Awesome Writing Advice to Ignore Completely

ACFW Advice, Authors and writing, Friends of ACFW, writing 7 Comments

By Dana Mentink

Advice is worth what you pay for it, as my father would say. Famous writers are brimming with advice. Let’s take the subject of inspiration. Author Frank McCourt said in a Writer’s Digest issue, “Sit and quiet yourself. Luxuriate in a certain memory and the details will come. Let the images flow.” Luxuriate? Frank must not have been trying to corral two daughters, a dog, and on the odd days, a roomful of third graders. There is no luxuriating in Mentink land. If I finish the coffee all the way to the bottom, I call that a win! With a limited amount of time at my disposal, I prefer the thoughts of the late Andy Rooney. “My advice is to not wait to be struck by an idea. If you’re a writer, you sit down and (expletive deleted) well decide to have an idea. That’s the way to get an idea.”

And then there’s the whole confidence thing. Writers must put their tender words on a page and hand it over to the wood chippers of the world. You have to have a certain level of belief in self to survive the reviews that will inevitably reduce you to splinters, but really, even after thirty five or so books, I still doubt my abilities. I finish a novel pretty sure that it’s either a work of staggering genius, or fit to line the bottom of the parakeet cage. Oddly, I enjoy the quote from author John Toland because it’s so TOTALLY NOT me. Toland says, “I’ve always had complete confidence in myself. When I was nothing, I had complete confidence. There were 10 guys in my writing class at Williams College who could write better than I. They didn’t have what I have which is guts.” I just adore that strong self image, but frankly, I ain’t got that. I remind myself that each novel is the best product I can produce at the time in which I sat down to bang it out. This is not John Toland, but God made me to be Dana Mentink, doubts, worries and all.

Last of all, there is plenty of advice floating around about the old outlining vs. seat of the pants writing. Robert Ludlum says, “To a great degree, much of the structure has got to come naturally out of the writing.” Well, that probably works great for an “A list” writer like Ludlum, but me? I have to sell a book based on a well crafted outline and sample chapters. My editor wants to know up front what the book is going to be about, so I can’t really write it first, then worry about the outline.

So it’s true what my father says that advice is worth what you pay for it. In writing as in life, we have to make our own way, working with our God given talents and shortcomings.

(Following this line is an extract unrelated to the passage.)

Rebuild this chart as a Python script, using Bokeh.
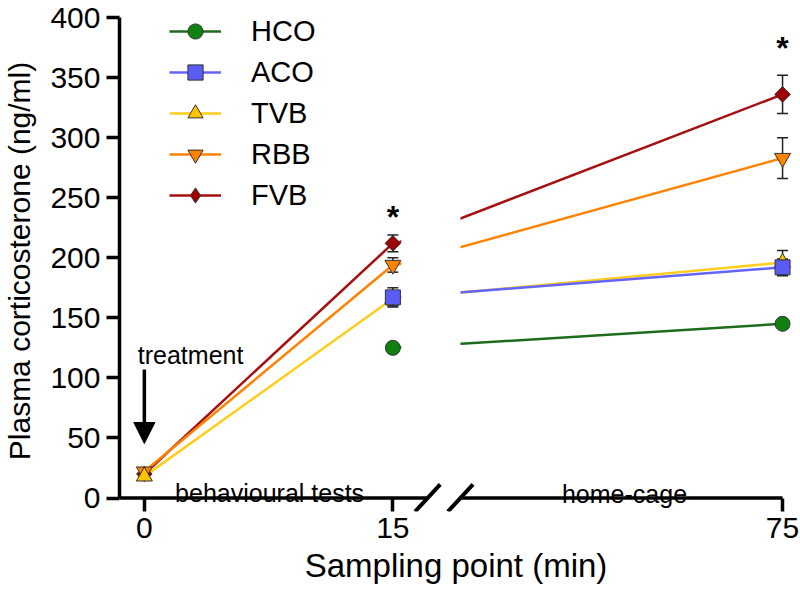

After all, God made only one of each of us, and He’s the greatest author of all time, isn’t He?

Dana Mentink is a two time American Christian Fiction Writers Carol Award winner, a Romantic Times Reviewer’s Choice Award and a Holt Medallion winner. She is a national bestselling author of over thirty five titles in the suspense and lighthearted romance genres. She is pleased to write for Harlequin’s Love Inspired Suspense, Harlequin Heartwarming and Harvest House. Besides writing, she busies herself teaching third grade. Mostly, she loves to be home with Papa Bear, Yogi, Boo Boo, a nutty terrier, a chubby box turtle and a feisty parakeet.




Comments 7

  1. Wise words, Dana. As the late Grady Nutt put it in his little book (now out of print), Being Me, “I am me…and I am good…’cause God don’t make no junk.” Thanks for sharing.

  2. I’m not sure how often I “luxuriate” when I write. But Frank McCourt suggesting that as part of the process gave me a good laugh — and that’s a great way to relieve tension, which is just what I needed. Terrific post, Dana.